__Data excerpt__

--

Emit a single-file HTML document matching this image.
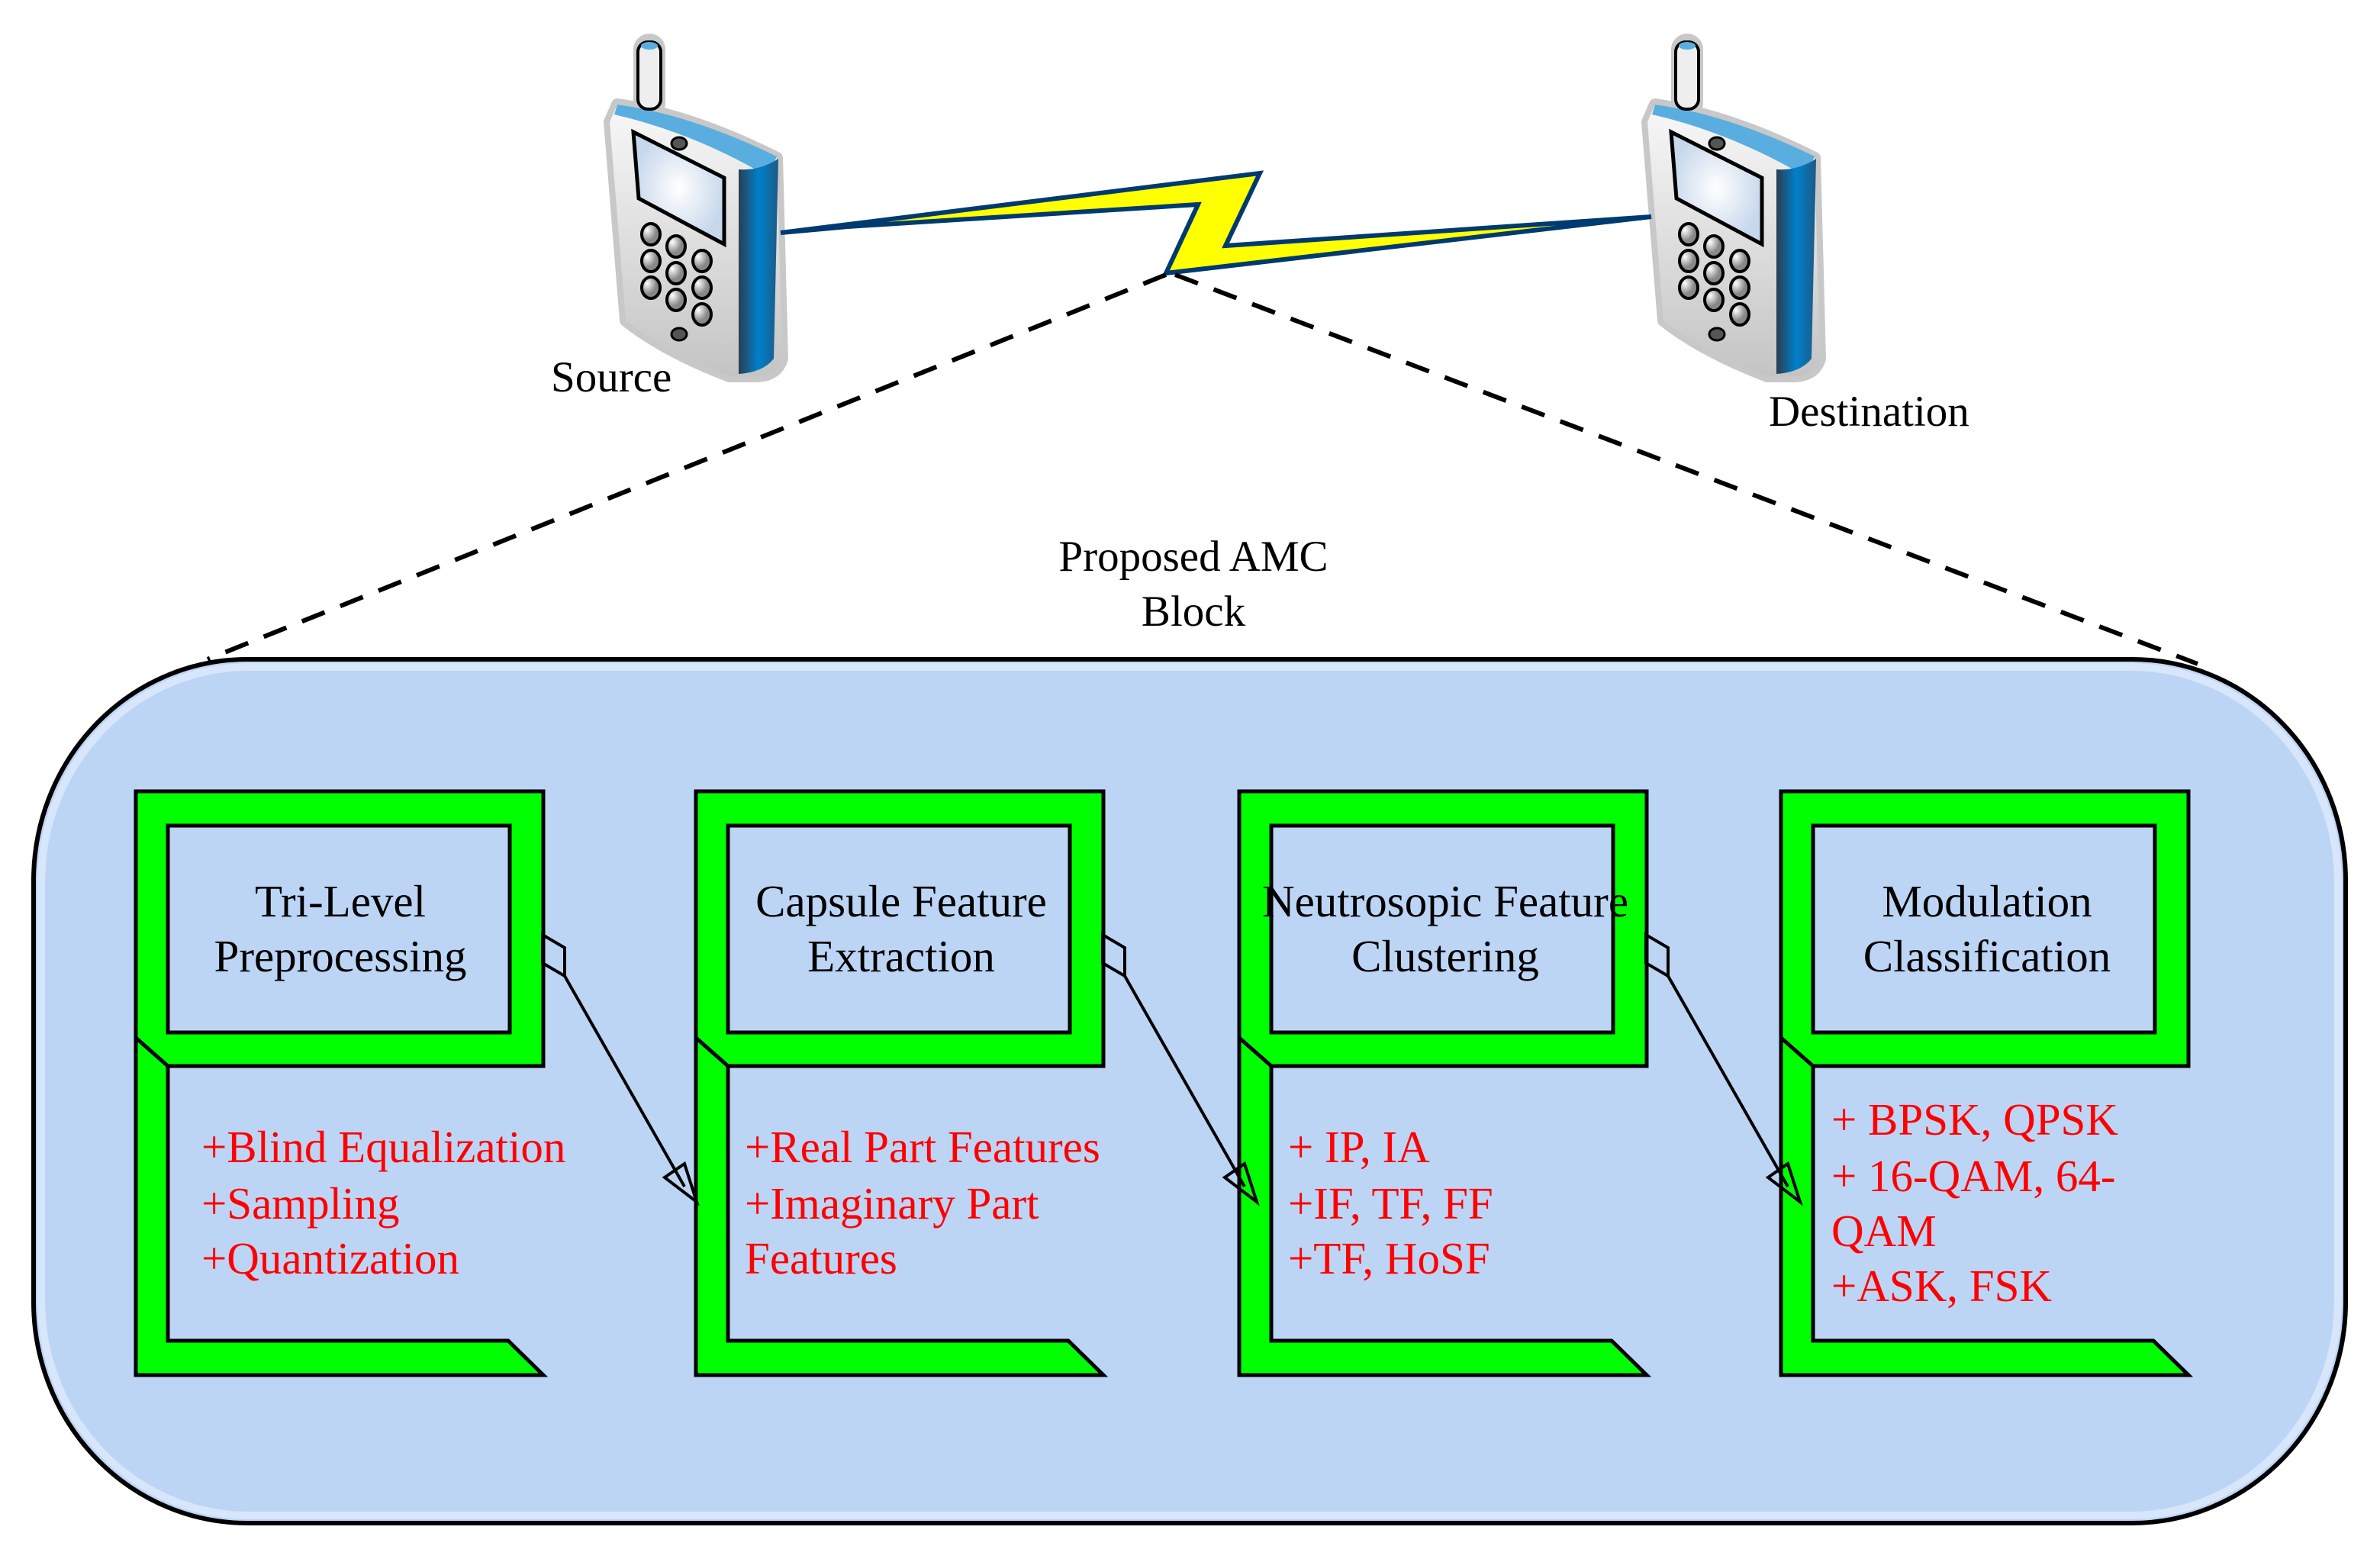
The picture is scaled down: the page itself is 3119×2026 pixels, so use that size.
<!DOCTYPE html>
<html><head><meta charset="utf-8"><style>
html,body{margin:0;padding:0;background:#fff}
svg{display:block}
text{font-family:"Liberation Serif",serif}
</style></head><body>
<svg width="3119" height="2026" viewBox="0 0 3119 2026" xmlns="http://www.w3.org/2000/svg">
<defs>
<linearGradient id="side" x1="0" x2="1" y1="0" y2="0">
<stop offset="0" stop-color="#2a3e50"/><stop offset="0.5" stop-color="#0080cc"/><stop offset="1" stop-color="#1d5a85"/></linearGradient>
<linearGradient id="bodyg" x1="0" x2="0" y1="0" y2="1">
<stop offset="0" stop-color="#f8f8f8"/><stop offset="1" stop-color="#c4c4c4"/></linearGradient>
<radialGradient id="scr"><stop offset="0" stop-color="#ffffff"/><stop offset="1" stop-color="#c8d8ec"/></radialGradient>
<radialGradient id="key" cx="0.3" cy="0.3"><stop offset="0" stop-color="#fff"/><stop offset="1" stop-color="#888"/></radialGradient>
<g id="phone">
<path d="M809,137 Q905,150 1018,207 L1025,470 Q1018,493 990,493 L956,493 Q870,460 820,420 L799,160 Z" fill="#c8c8c8" stroke="#c8c8c8" stroke-width="16" stroke-linejoin="round"/>
<rect x="836" y="50" width="30" height="100" rx="15" fill="#c8c8c8" stroke="#c8c8c8" stroke-width="12"/>
<path d="M809,137 Q905,150 1018,207 L1025,470 Q1018,493 990,493 L956,493 Q870,460 820,420 L799,160 Z" fill="url(#bodyg)"/>
<path d="M809,137 Q905,150 1018,205 Q1012,222 990,222 Q900,172 805,150 Z" fill="#5aaedf"/>
<path d="M968,222 Q995,224 1020,208 L1014,470 Q1000,488 968,490 Z" fill="url(#side)"/>
<rect x="836" y="55" width="30" height="88" rx="13" fill="#eee" stroke="#000" stroke-width="4"/>
<ellipse cx="851" cy="60" rx="11" ry="5" fill="#5aaedf"/>
<polygon points="830,173 949,233 949,320 837,260" fill="url(#scr)" stroke="#000" stroke-width="5"/>
<ellipse cx="890" cy="188" rx="10" ry="8" fill="#555" stroke="#000" stroke-width="3"/>
<ellipse cx="890" cy="438" rx="10" ry="8" fill="#555" stroke="#000" stroke-width="3"/>
<g fill="url(#key)" stroke="#000" stroke-width="4">
<ellipse cx="853" cy="307" rx="12" ry="14"/><ellipse cx="853" cy="342" rx="12" ry="14"/><ellipse cx="853" cy="377" rx="12" ry="14"/>
<ellipse cx="886" cy="323" rx="12" ry="14"/><ellipse cx="886" cy="358" rx="12" ry="14"/><ellipse cx="886" cy="393" rx="12" ry="14"/>
<ellipse cx="920" cy="342" rx="12" ry="14"/><ellipse cx="920" cy="377" rx="12" ry="14"/><ellipse cx="920" cy="412" rx="12" ry="14"/>
</g>
</g>
<g id="blk">
<path d="M0,0 H534 V360 H42 V720 H488 L534,765 H0 Z" fill="#00ff00" stroke="#000" stroke-width="5"/>
<rect x="42" y="45" width="448" height="271" fill="#bdd5f5" stroke="#000" stroke-width="5"/>
<line x1="0" y1="323" x2="42" y2="360" stroke="#000" stroke-width="5"/>
</g>
<g id="conn" fill="none" stroke="#000" stroke-width="4">
<polygon points="0,0 29,17 29,54 0,37"/>
<line x1="29" y1="54" x2="186" y2="330"/>
<polygon points="160,318 186,300 202,350" />
</g>
</defs>

<rect width="3119" height="2026" fill="#fff"/>

<use href="#phone"/>
<use href="#phone" transform="translate(1360,0)"/>

<polygon points="1023,305 1651,227 1606,322 2164,284 1528,358 1570,268 1111,297" fill="#ffff00" stroke="#003a70" stroke-width="6" stroke-linejoin="miter"/>

<line x1="1528" y1="360" x2="272" y2="864" stroke="#000" stroke-width="6" stroke-dasharray="32,22"/>
<line x1="1540" y1="360" x2="2880" y2="870" stroke="#000" stroke-width="6" stroke-dasharray="32,22"/>

<text x="722" y="513" font-size="57">Source</text>
<text x="2318" y="558" font-size="57">Destination</text>
<text x="1564" y="748" font-size="57" text-anchor="middle">Proposed AMC</text>
<text x="1564" y="820" font-size="57" text-anchor="middle">Block</text>

<rect x="44" y="864" width="3030" height="1132" rx="280" ry="290" fill="#bdd5f5" stroke="#000" stroke-width="6"/>
<rect x="54" y="874" width="3010" height="1112" rx="272" ry="282" fill="none" stroke="#d8e6fb" stroke-width="10"/>

<use href="#blk" transform="translate(178,1037)"/>
<use href="#blk" transform="translate(912,1037)"/>
<use href="#blk" transform="translate(1624,1037)"/>
<use href="#blk" transform="translate(2334,1037)"/>

<use href="#conn" transform="translate(711,1225)"/>
<use href="#conn" transform="translate(1445,1225)"/>
<use href="#conn" transform="translate(2157,1225)"/>

<g font-size="59" text-anchor="middle" fill="#000">
<text x="446" y="1201">Tri-Level</text><text x="446" y="1273">Preprocessing</text>
<text x="1181" y="1201">Capsule Feature</text><text x="1181" y="1273">Extraction</text>
<text x="1894" y="1201">Neutrosopic Feature</text><text x="1894" y="1273">Clustering</text>
<text x="2604" y="1201">Modulation</text><text x="2604" y="1273">Classification</text>
</g>
<g font-size="59" fill="#ff0000">
<text x="264" y="1523">+Blind Equalization</text>
<text x="264" y="1597">+Sampling</text>
<text x="264" y="1669">+Quantization</text>
<text x="976" y="1523">+Real Part Features</text>
<text x="976" y="1597">+Imaginary Part</text>
<text x="976" y="1669">Features</text>
<text x="1688" y="1523">+ IP, IA</text>
<text x="1688" y="1597">+IF, TF, FF</text>
<text x="1688" y="1669">+TF, HoSF</text>
<text x="2400" y="1487">+ BPSK, QPSK</text>
<text x="2400" y="1561">+ 16-QAM, 64-</text>
<text x="2400" y="1633">QAM</text>
<text x="2400" y="1705">+ASK, FSK</text>
</g>
</svg>
</body></html>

--

__Required task__
Skipping the pictures, transcribe each line above exactly as it appears.

__Output for this exercise__
Emit a single-file HTML document matching this image.
The picture is scaled down: the page itself is 3119×2026 pixels, so use that size.
<!DOCTYPE html>
<html><head><meta charset="utf-8"><style>
html,body{margin:0;padding:0;background:#fff}
svg{display:block}
text{font-family:"Liberation Serif",serif}
</style></head><body>
<svg width="3119" height="2026" viewBox="0 0 3119 2026" xmlns="http://www.w3.org/2000/svg">
<defs>
<linearGradient id="side" x1="0" x2="1" y1="0" y2="0">
<stop offset="0" stop-color="#2a3e50"/><stop offset="0.5" stop-color="#0080cc"/><stop offset="1" stop-color="#1d5a85"/></linearGradient>
<linearGradient id="bodyg" x1="0" x2="0" y1="0" y2="1">
<stop offset="0" stop-color="#f8f8f8"/><stop offset="1" stop-color="#c4c4c4"/></linearGradient>
<radialGradient id="scr"><stop offset="0" stop-color="#ffffff"/><stop offset="1" stop-color="#c8d8ec"/></radialGradient>
<radialGradient id="key" cx="0.3" cy="0.3"><stop offset="0" stop-color="#fff"/><stop offset="1" stop-color="#888"/></radialGradient>
<g id="phone">
<path d="M809,137 Q905,150 1018,207 L1025,470 Q1018,493 990,493 L956,493 Q870,460 820,420 L799,160 Z" fill="#c8c8c8" stroke="#c8c8c8" stroke-width="16" stroke-linejoin="round"/>
<rect x="836" y="50" width="30" height="100" rx="15" fill="#c8c8c8" stroke="#c8c8c8" stroke-width="12"/>
<path d="M809,137 Q905,150 1018,207 L1025,470 Q1018,493 990,493 L956,493 Q870,460 820,420 L799,160 Z" fill="url(#bodyg)"/>
<path d="M809,137 Q905,150 1018,205 Q1012,222 990,222 Q900,172 805,150 Z" fill="#5aaedf"/>
<path d="M968,222 Q995,224 1020,208 L1014,470 Q1000,488 968,490 Z" fill="url(#side)"/>
<rect x="836" y="55" width="30" height="88" rx="13" fill="#eee" stroke="#000" stroke-width="4"/>
<ellipse cx="851" cy="60" rx="11" ry="5" fill="#5aaedf"/>
<polygon points="830,173 949,233 949,320 837,260" fill="url(#scr)" stroke="#000" stroke-width="5"/>
<ellipse cx="890" cy="188" rx="10" ry="8" fill="#555" stroke="#000" stroke-width="3"/>
<ellipse cx="890" cy="438" rx="10" ry="8" fill="#555" stroke="#000" stroke-width="3"/>
<g fill="url(#key)" stroke="#000" stroke-width="4">
<ellipse cx="853" cy="307" rx="12" ry="14"/><ellipse cx="853" cy="342" rx="12" ry="14"/><ellipse cx="853" cy="377" rx="12" ry="14"/>
<ellipse cx="886" cy="323" rx="12" ry="14"/><ellipse cx="886" cy="358" rx="12" ry="14"/><ellipse cx="886" cy="393" rx="12" ry="14"/>
<ellipse cx="920" cy="342" rx="12" ry="14"/><ellipse cx="920" cy="377" rx="12" ry="14"/><ellipse cx="920" cy="412" rx="12" ry="14"/>
</g>
</g>
<g id="blk">
<path d="M0,0 H534 V360 H42 V720 H488 L534,765 H0 Z" fill="#00ff00" stroke="#000" stroke-width="5"/>
<rect x="42" y="45" width="448" height="271" fill="#bdd5f5" stroke="#000" stroke-width="5"/>
<line x1="0" y1="323" x2="42" y2="360" stroke="#000" stroke-width="5"/>
</g>
<g id="conn" fill="none" stroke="#000" stroke-width="4">
<polygon points="0,0 29,17 29,54 0,37"/>
<line x1="29" y1="54" x2="186" y2="330"/>
<polygon points="160,318 186,300 202,350" />
</g>
</defs>

<rect width="3119" height="2026" fill="#fff"/>

<use href="#phone"/>
<use href="#phone" transform="translate(1360,0)"/>

<polygon points="1023,305 1651,227 1606,322 2164,284 1528,358 1570,268 1111,297" fill="#ffff00" stroke="#003a70" stroke-width="6" stroke-linejoin="miter"/>

<line x1="1528" y1="360" x2="272" y2="864" stroke="#000" stroke-width="6" stroke-dasharray="32,22"/>
<line x1="1540" y1="360" x2="2880" y2="870" stroke="#000" stroke-width="6" stroke-dasharray="32,22"/>

<text x="722" y="513" font-size="57">Source</text>
<text x="2318" y="558" font-size="57">Destination</text>
<text x="1564" y="748" font-size="57" text-anchor="middle">Proposed AMC</text>
<text x="1564" y="820" font-size="57" text-anchor="middle">Block</text>

<rect x="44" y="864" width="3030" height="1132" rx="280" ry="290" fill="#bdd5f5" stroke="#000" stroke-width="6"/>
<rect x="54" y="874" width="3010" height="1112" rx="272" ry="282" fill="none" stroke="#d8e6fb" stroke-width="10"/>

<use href="#blk" transform="translate(178,1037)"/>
<use href="#blk" transform="translate(912,1037)"/>
<use href="#blk" transform="translate(1624,1037)"/>
<use href="#blk" transform="translate(2334,1037)"/>

<use href="#conn" transform="translate(711,1225)"/>
<use href="#conn" transform="translate(1445,1225)"/>
<use href="#conn" transform="translate(2157,1225)"/>

<g font-size="59" text-anchor="middle" fill="#000">
<text x="446" y="1201">Tri-Level</text><text x="446" y="1273">Preprocessing</text>
<text x="1181" y="1201">Capsule Feature</text><text x="1181" y="1273">Extraction</text>
<text x="1894" y="1201">Neutrosopic Feature</text><text x="1894" y="1273">Clustering</text>
<text x="2604" y="1201">Modulation</text><text x="2604" y="1273">Classification</text>
</g>
<g font-size="59" fill="#ff0000">
<text x="264" y="1523">+Blind Equalization</text>
<text x="264" y="1597">+Sampling</text>
<text x="264" y="1669">+Quantization</text>
<text x="976" y="1523">+Real Part Features</text>
<text x="976" y="1597">+Imaginary Part</text>
<text x="976" y="1669">Features</text>
<text x="1688" y="1523">+ IP, IA</text>
<text x="1688" y="1597">+IF, TF, FF</text>
<text x="1688" y="1669">+TF, HoSF</text>
<text x="2400" y="1487">+ BPSK, QPSK</text>
<text x="2400" y="1561">+ 16-QAM, 64-</text>
<text x="2400" y="1633">QAM</text>
<text x="2400" y="1705">+ASK, FSK</text>
</g>
</svg>
</body></html>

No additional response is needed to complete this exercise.